Experts say such factors have created a need for more flexibility in measuring students' work.

"Let's assess what the students have actually learned," said Clara Lovett, the president of the Washington-based American Association for Higher Education.

"It shouldn't matter where or how they learned it, nor should it matter that some students are going to master certain kinds of knowledge more rapidly than other students."

High schools started using the credit hour during the first decade of the 20th century. Then as now, the quality of high schools varied significantly, and the credit hour evolved as a way to determine whether students were ready for college by measuring how much time they spent in a class per week.

Within 10 years, colleges started embracing the concept. That set in motion a shift from standard curriculums — in which schools dictated each student's course of study — to the current system that allows students to accumulate enough credit hours to graduate through a combination of required and elective courses.

Once adopted, the credit hour became a driving force in higher education.

It presented students with a specific time frame in which they were expected to complete course work, usually one semester.

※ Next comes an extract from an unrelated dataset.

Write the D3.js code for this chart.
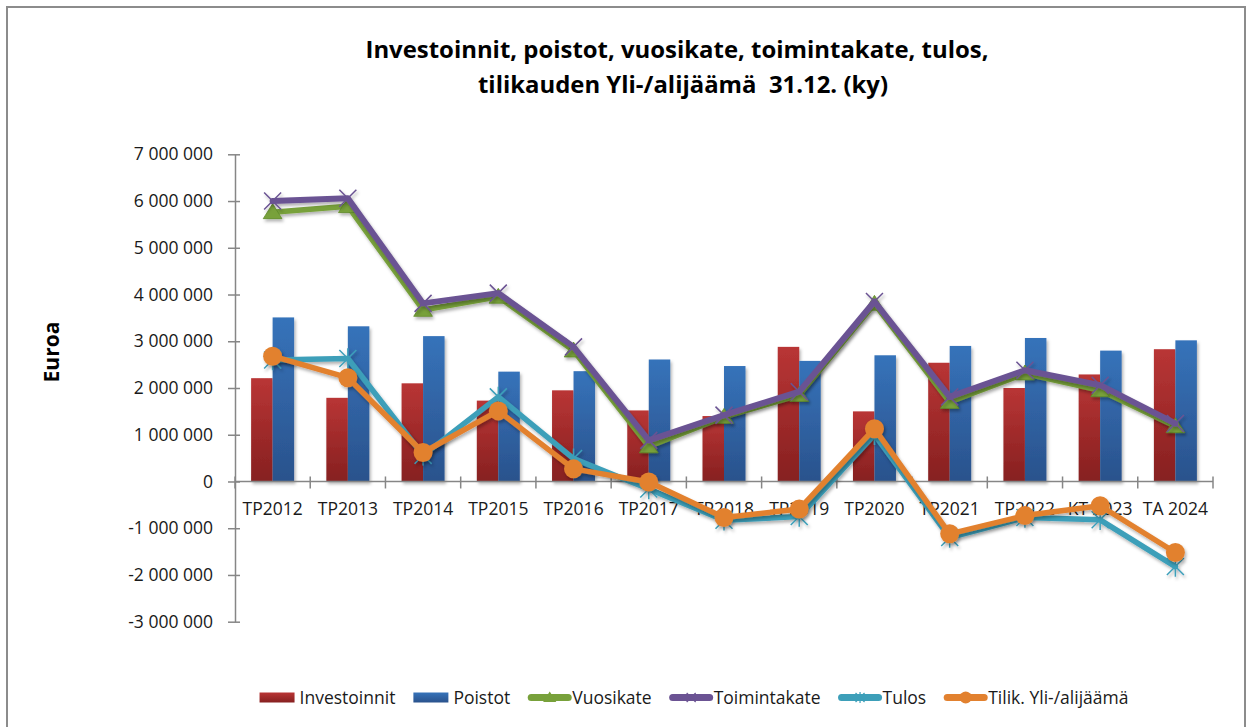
<!DOCTYPE html>
<html>
<head>
<meta charset="utf-8">
<script src="https://cdn.jsdelivr.net/npm/d3@7"></script>
<style>
  body { margin: 0; background: #fff; }
  svg { display: block; font-family: "Open Sans", sans-serif; }
</style>
</head>
<body>
<div id="chart"></div>
<script>
// values (euros)
var categories = ["TP2012", "TP2013", "TP2014", "TP2015", "TP2016", "TP2017", "TP2018",
                  "TP2019", "TP2020", "TP2021", "TP2022", "KT 2023", "TA 2024"];
var investoinnit = [2210000, 1790000, 2100000, 1730000, 1950000, 1520000, 1400000,
                    2880000, 1500000, 2540000, 2000000, 2290000, 2830000];
var poistot = [3510000, 3320000, 3110000, 2350000, 2360000, 2610000, 2470000,
               2580000, 2700000, 2900000, 3070000, 2800000, 3020000];
var vuosikate = [5760000, 5890000, 3670000, 3950000, 2800000, 750000, 1380000,
                 1850000, 3800000, 1700000, 2310000, 1950000, 1180000];
var toimintakate = [6000000, 6060000, 3810000, 4030000, 2880000, 880000, 1420000,
                    1920000, 3850000, 1810000, 2380000, 2060000, 1240000];
var tulos = [2600000, 2630000, 560000, 1810000, 490000, -160000, -830000,
             -750000, 1000000, -1200000, -770000, -820000, -1820000];
var tilik = [2680000, 2220000, 620000, 1510000, 270000, -10000, -770000,
             -590000, 1130000, -1120000, -730000, -520000, -1520000];
var yTicks = [-3000000, -2000000, -1000000, 0, 1000000, 2000000, 3000000,
              4000000, 5000000, 6000000, 7000000];

var width = 1248, height = 727;
var svg = d3.select("#chart").append("svg").attr("width", width).attr("height", height);
var defs = svg.append("defs");

function grad(id, top, bottom) {
  var g = defs.append("linearGradient").attr("id", id)
    .attr("x1", 0).attr("y1", 0).attr("x2", 0).attr("y2", 1);
  g.append("stop").attr("offset", "0%").attr("stop-color", top);
  g.append("stop").attr("offset", "100%").attr("stop-color", bottom);
}
grad("gRed", "#b93535", "#862020");
grad("gBlue", "#3673ba", "#2a528c");

var shadow = defs.append("filter").attr("id", "shadow")
  .attr("x", "-20%").attr("y", "-20%").attr("width", "140%").attr("height", "140%");
shadow.append("feDropShadow").attr("dx", 1.5).attr("dy", 2.5)
  .attr("stdDeviation", 1.6).attr("flood-color", "#000").attr("flood-opacity", 0.3);

// outer frame
svg.append("rect").attr("x", 7).attr("y", 7).attr("width", 1238).attr("height", 740)
  .attr("fill", "none").attr("stroke", "#8c8c8c").attr("stroke-width", 2);

// title
var title = svg.append("g").attr("font-weight", "bold").attr("fill", "#000")
  .attr("text-anchor", "middle").attr("font-size", 23.5);
title.append("text").attr("x", 677).attr("y", 58)
  .attr("textLength", 623).attr("lengthAdjust", "spacingAndGlyphs")
  .text("Investoinnit, poistot, vuosikate, toimintakate, tulos,");
title.append("text").attr("x", 683).attr("y", 93).style("white-space", "pre")
  .attr("textLength", 410).attr("lengthAdjust", "spacingAndGlyphs")
  .text("tilikauden Yli-/alijäämä  31.12. (ky)");

// scales
var x = d3.scaleBand().domain(categories).range([235, 1213]);
var x1 = d3.scaleBand().domain(["inv", "poi"]).range([0, x.bandwidth()])
  .paddingInner(0).paddingOuter(0.75);
var y = d3.scaleLinear().domain([-3000000, 7000000]).range([621.7, 154.3]);
var cx = function(i) { return x(categories[i]) + x.bandwidth() / 2; };

var fmt = function(v) {
  return (v < 0 ? "-" : "") + d3.format(",")(Math.abs(v)).replace(/,/g, " ");
};

// y axis
var yAxis = svg.append("g").attr("transform", "translate(235,0)")
  .call(d3.axisLeft(y).tickValues(yTicks).tickFormat(fmt).tickSizeInner(7).tickSizeOuter(0).tickPadding(15));
yAxis.select(".domain").attr("stroke", "#868686").attr("stroke-width", 1.5);
yAxis.selectAll(".tick line").attr("x1", 5).attr("stroke", "#868686").attr("stroke-width", 1.5);
yAxis.selectAll(".tick text").attr("font-size", 17.5).attr("fill", "#1a1a1a")
  .attr("font-family", "Open Sans");

svg.append("text").attr("transform", "translate(59,352) rotate(-90)")
  .attr("text-anchor", "middle").attr("font-weight", "bold").attr("font-size", 21)
  .text("Euroa");

// bars
var barG = svg.append("g").attr("filter", "url(#shadow)");
barG.selectAll(".inv").data(investoinnit).enter().append("rect")
  .attr("x", function(d, i) { return x(categories[i]) + x1("inv"); })
  .attr("y", function(d) { return y(Math.max(0, d)); })
  .attr("width", x1.bandwidth())
  .attr("height", function(d) { return Math.abs(y(d) - y(0)); })
  .attr("fill", "url(#gRed)");
barG.selectAll(".poi").data(poistot).enter().append("rect")
  .attr("x", function(d, i) { return x(categories[i]) + x1("poi"); })
  .attr("y", function(d) { return y(Math.max(0, d)); })
  .attr("width", x1.bandwidth())
  .attr("height", function(d) { return Math.abs(y(d) - y(0)); })
  .attr("fill", "url(#gBlue)");

// x axis along zero
var xAxis = svg.append("g").attr("transform", "translate(0," + y(0) + ")");
xAxis.append("line").attr("x1", 235).attr("x2", 1213)
  .attr("stroke", "#868686").attr("stroke-width", 1.5);
xAxis.selectAll(".xt").data(d3.range(categories.length + 1)).enter().append("line")
  .attr("x1", function(i) { return 235 + i * x.step(); })
  .attr("x2", function(i) { return 235 + i * x.step(); })
  .attr("y1", -5).attr("y2", 7)
  .attr("stroke", "#868686").attr("stroke-width", 1.5);
var xLabels = svg.append("g").attr("transform", "translate(0," + y(0) + ")")
  .call(d3.axisBottom(x).tickSize(0).tickPadding(21));
xLabels.select(".domain").remove();
xLabels.selectAll(".tick text").attr("font-size", 17.5).attr("fill", "#1a1a1a")
  .attr("font-family", "Open Sans");

// markers
function markerPath(type, r) {
  if (type === "x") return "M" + -r + "," + -r + "L" + r + "," + r + "M" + -r + "," + r + "L" + r + "," + -r;
  if (type === "star") return "M" + -r + "," + -r + "L" + r + "," + r + "M" + -r + "," + r + "L" + r + "," + -r +
    "M0," + (-r * 1.2) + "L0," + (r * 1.2);
  if (type === "tri") return "M0," + (-r) + "L" + (r * 1.1) + "," + (r * 0.75) + "L" + (-r * 1.1) + "," + (r * 0.75) + "Z";
  return "";
}

var series = [
  { name: "Vuosikate", values: vuosikate, color: "#78a13b", marker: "tri" },
  { name: "Toimintakate", values: toimintakate, color: "#6b5393", marker: "x" },
  { name: "Tulos", values: tulos, color: "#3d9fb9", marker: "star" },
  { name: "Tilik. Yli-/alijäämä", values: tilik, color: "#e2812f", marker: "circle" }
];

var line = d3.line().x(function(d, i) { return cx(i); }).y(function(d) { return y(d); });

series.forEach(function(s) {
  var g = svg.append("g").attr("filter", "url(#shadow)");
  g.append("path").datum(s.values).attr("d", line)
    .attr("fill", "none").attr("stroke", s.color).attr("stroke-width", s.marker === "x" ? 6 : 5.5)
    .attr("stroke-linejoin", "round").attr("stroke-linecap", "round");
  var m = g.selectAll(".m").data(s.values).enter();
  if (s.marker === "circle") {
    m.append("circle").attr("cx", function(d, i) { return cx(i); }).attr("cy", function(d) { return y(d); })
      .attr("r", 9.5).attr("fill", s.color);
  } else if (s.marker === "tri") {
    m.append("path").attr("transform", function(d, i) { return "translate(" + cx(i) + "," + y(d) + ")"; })
      .attr("d", markerPath("tri", 8.5)).attr("fill", s.color).attr("stroke", "#5f8a2a").attr("stroke-width", 0.8);
  } else {
    m.append("path").attr("transform", function(d, i) { return "translate(" + cx(i) + "," + y(d) + ")"; })
      .attr("d", markerPath(s.marker, 8.5)).attr("fill", "none").attr("stroke", s.color).attr("stroke-width", 1.5);
  }
});

// legend
var legendItems = [
  { name: "Investoinnit", type: "bar", fill: "url(#gRed)" },
  { name: "Poistot", type: "bar", fill: "url(#gBlue)" }
].concat(series.map(function(s) { return { name: s.name, type: "line", color: s.color, marker: s.marker }; }));

var legend = svg.append("g");
var lx = 0, ly = 697.5;
legendItems.forEach(function(it) {
  var g = legend.append("g").attr("transform", "translate(" + lx + ",0)");
  var sw;
  if (it.type === "bar") {
    g.append("rect").attr("x", 0).attr("y", ly - 5).attr("width", 35).attr("height", 10).attr("fill", it.fill);
    sw = 40;
  } else {
    g.append("line").attr("x1", 3).attr("x2", 40).attr("y1", ly).attr("y2", ly)
      .attr("stroke", it.color).attr("stroke-width", 7).attr("stroke-linecap", "round");
    if (it.marker === "circle") {
      g.append("circle").attr("cx", 21.5).attr("cy", ly).attr("r", 6).attr("fill", it.color);
    } else if (it.marker === "tri") {
      g.append("path").attr("transform", "translate(21.5," + ly + ")").attr("d", markerPath("tri", 6)).attr("fill", it.color);
    } else {
      g.append("path").attr("transform", "translate(21.5," + ly + ")").attr("d", markerPath(it.marker, 4.5))
        .attr("fill", "none").attr("stroke", it.color).attr("stroke-width", 1.2);
    }
    sw = 44;
  }
  var t = g.append("text").attr("x", sw).attr("y", ly + 6).attr("font-size", 17.5).attr("fill", "#1a1a1a").text(it.name);
  lx += sw + t.node().getComputedTextLength() + 18;
});
var lw = lx - 18;
legend.attr("transform", "translate(" + (694 - lw / 2) + ",0)");
</script>
</body>
</html>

And it supplied college administrations with a business model for scheduling, payroll and budgeting. Salary calculations were based on how many credit hours an instructor taught, for example.

But Wellman and Ehrlich, a senior scholar with the Carnegie Foundation for the Advancement of Teaching, argue in their book that using time to measure 21st century learning is ineffective.

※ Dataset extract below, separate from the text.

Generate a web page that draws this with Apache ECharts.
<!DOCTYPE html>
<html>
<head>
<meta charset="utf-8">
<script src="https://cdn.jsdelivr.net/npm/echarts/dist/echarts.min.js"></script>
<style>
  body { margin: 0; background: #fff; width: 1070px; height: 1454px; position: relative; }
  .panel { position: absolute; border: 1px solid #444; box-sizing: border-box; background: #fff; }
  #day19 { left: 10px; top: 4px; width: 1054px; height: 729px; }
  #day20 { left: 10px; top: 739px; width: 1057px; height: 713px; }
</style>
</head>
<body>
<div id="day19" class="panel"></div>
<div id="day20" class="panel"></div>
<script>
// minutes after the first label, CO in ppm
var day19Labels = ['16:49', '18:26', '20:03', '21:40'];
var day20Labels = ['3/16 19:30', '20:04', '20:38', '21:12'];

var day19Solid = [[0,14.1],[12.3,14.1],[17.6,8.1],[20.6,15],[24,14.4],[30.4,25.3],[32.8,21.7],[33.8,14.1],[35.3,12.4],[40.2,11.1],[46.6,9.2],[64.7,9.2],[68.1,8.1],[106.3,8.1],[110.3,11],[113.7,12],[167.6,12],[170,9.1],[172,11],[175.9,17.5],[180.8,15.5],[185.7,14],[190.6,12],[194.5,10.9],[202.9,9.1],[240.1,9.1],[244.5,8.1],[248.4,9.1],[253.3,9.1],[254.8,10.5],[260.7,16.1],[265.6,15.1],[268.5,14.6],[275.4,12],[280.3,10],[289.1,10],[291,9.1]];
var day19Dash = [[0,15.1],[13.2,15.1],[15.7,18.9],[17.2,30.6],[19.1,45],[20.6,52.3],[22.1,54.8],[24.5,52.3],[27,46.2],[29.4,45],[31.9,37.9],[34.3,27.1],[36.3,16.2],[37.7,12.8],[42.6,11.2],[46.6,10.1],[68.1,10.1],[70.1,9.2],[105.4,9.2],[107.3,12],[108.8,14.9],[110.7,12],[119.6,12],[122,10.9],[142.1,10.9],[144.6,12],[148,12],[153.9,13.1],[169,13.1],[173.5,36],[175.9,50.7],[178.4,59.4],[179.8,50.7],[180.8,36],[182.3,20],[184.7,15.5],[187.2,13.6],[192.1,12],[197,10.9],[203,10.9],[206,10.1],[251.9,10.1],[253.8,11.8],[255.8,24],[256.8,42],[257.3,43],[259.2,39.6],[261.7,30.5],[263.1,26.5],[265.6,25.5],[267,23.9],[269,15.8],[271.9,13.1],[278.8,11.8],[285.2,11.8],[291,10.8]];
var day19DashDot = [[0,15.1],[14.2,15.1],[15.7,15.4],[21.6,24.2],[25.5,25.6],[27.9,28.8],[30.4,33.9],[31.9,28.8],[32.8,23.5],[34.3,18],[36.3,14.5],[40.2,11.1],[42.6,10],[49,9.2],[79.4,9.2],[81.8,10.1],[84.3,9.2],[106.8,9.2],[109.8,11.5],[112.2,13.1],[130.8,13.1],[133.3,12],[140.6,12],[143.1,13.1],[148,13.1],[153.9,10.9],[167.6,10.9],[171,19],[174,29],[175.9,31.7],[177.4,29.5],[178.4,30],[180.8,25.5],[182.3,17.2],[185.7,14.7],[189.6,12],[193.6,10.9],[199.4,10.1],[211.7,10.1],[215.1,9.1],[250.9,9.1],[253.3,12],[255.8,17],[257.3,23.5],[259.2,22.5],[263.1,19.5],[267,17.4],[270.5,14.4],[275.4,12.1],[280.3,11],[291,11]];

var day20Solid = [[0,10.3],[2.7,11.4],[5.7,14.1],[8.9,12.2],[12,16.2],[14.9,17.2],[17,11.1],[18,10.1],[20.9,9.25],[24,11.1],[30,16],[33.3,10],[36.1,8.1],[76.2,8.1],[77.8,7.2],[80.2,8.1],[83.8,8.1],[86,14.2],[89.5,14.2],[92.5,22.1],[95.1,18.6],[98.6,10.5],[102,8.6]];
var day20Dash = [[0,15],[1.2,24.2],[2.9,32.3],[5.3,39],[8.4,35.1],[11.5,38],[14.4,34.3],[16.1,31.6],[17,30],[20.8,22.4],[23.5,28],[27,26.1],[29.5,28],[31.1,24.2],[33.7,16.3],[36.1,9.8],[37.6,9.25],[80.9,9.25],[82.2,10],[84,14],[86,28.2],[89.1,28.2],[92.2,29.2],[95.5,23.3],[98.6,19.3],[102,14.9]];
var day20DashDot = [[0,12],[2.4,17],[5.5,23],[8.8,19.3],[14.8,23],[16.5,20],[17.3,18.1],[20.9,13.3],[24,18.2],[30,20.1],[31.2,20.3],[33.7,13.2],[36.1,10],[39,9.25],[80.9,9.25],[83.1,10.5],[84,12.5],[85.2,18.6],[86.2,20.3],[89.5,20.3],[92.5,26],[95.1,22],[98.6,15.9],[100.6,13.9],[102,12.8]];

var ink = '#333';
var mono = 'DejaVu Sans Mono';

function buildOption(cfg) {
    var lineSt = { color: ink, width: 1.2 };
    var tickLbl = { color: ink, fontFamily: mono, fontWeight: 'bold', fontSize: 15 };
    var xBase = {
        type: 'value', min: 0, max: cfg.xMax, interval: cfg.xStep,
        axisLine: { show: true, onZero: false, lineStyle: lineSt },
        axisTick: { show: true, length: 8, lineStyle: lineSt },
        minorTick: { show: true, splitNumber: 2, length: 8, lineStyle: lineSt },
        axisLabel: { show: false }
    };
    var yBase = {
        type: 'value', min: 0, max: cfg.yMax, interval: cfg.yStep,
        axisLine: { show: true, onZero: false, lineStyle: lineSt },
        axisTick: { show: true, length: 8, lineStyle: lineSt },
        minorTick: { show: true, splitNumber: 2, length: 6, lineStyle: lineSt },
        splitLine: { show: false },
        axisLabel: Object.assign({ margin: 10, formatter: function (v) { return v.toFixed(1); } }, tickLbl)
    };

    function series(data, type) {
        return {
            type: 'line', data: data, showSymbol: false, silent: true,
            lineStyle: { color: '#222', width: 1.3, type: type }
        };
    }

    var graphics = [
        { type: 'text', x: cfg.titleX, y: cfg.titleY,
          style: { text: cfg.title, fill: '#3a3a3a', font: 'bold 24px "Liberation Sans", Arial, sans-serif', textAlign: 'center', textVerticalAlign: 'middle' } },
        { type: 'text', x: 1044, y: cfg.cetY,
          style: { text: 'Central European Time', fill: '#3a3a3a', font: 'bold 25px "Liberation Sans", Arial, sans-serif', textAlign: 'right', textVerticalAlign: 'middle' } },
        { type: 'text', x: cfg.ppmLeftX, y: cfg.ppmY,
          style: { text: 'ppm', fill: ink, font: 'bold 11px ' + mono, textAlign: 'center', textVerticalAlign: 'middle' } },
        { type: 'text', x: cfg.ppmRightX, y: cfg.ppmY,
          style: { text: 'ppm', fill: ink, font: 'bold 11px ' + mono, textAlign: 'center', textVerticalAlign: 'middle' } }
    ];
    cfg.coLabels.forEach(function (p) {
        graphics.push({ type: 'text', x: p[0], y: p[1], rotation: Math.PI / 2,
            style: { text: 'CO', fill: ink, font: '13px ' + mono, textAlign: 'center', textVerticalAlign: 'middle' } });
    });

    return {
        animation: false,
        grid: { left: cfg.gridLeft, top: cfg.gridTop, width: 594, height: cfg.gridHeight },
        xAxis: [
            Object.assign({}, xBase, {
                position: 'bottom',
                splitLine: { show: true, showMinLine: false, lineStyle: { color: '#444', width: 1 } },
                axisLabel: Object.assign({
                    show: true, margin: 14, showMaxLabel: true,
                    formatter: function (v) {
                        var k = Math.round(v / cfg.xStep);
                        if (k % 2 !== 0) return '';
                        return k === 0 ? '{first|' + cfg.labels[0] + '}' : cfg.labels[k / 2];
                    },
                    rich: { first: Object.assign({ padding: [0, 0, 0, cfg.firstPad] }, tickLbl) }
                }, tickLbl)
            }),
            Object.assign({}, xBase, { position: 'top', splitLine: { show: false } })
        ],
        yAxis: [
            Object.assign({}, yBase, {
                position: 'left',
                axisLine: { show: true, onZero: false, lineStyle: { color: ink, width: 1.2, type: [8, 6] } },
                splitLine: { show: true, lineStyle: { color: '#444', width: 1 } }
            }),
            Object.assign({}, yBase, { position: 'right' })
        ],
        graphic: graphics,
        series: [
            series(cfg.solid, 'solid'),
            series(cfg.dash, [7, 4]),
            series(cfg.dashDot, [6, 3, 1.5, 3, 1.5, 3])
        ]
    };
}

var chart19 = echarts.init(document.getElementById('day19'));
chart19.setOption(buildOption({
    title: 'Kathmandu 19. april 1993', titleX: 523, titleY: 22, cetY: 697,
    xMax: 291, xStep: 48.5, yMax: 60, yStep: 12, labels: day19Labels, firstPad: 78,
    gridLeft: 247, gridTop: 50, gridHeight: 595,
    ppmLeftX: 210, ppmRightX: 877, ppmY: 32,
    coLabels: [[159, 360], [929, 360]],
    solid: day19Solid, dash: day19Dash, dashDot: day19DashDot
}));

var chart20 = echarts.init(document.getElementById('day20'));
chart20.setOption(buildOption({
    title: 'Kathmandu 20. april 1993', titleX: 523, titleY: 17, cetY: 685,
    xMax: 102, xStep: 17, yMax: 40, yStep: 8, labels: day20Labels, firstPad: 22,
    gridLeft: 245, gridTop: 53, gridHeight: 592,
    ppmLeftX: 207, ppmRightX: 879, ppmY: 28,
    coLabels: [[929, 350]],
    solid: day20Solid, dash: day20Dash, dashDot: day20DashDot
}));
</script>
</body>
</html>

The authors agree with Lovett that measurements that determine what a student has learned — and not how long a student took to learn it — are more effective.

"You don't have to have a time-based system," said Wellman, a senior associate with the Institute for Higher Education Policy.

Some experts say "competency-based" education programs are the best alternative to the credit hour structure.

Such programs, growing in popularity along with online education, replace the traditional semester with a structure that encourages students to work at their own pace on self-generated curriculums.


"It has given me the ability to take charge of my own education and to have the flexibility to study what I wanted without having to adhere to standard requirements or forms of learning," said J.P. Hitesman, a second-year student at Hampshire College in Amherst, Mass.

Like other competency-based programs, Hampshire College uses faculty "assessments" to review course work, instead of the standard grading system.

The president of the New College of Florida — a public institution where students fulfill a self-designed "academic contract" each year — acknowledged that the system demands independence and discipline from students. It isn't for everyone, he said.

"Some kids need more structure," Gordon Michalson said in a phone interview from his office in Sarasota.

Lovett said the academic community also has resisted wholesale changes because that would require a major overhaul of the U.S. college structure.

"If you start moving one piece, you have to worry about the rest of the system," Lovett said. "And that's why educators have been reluctant to find a substitute."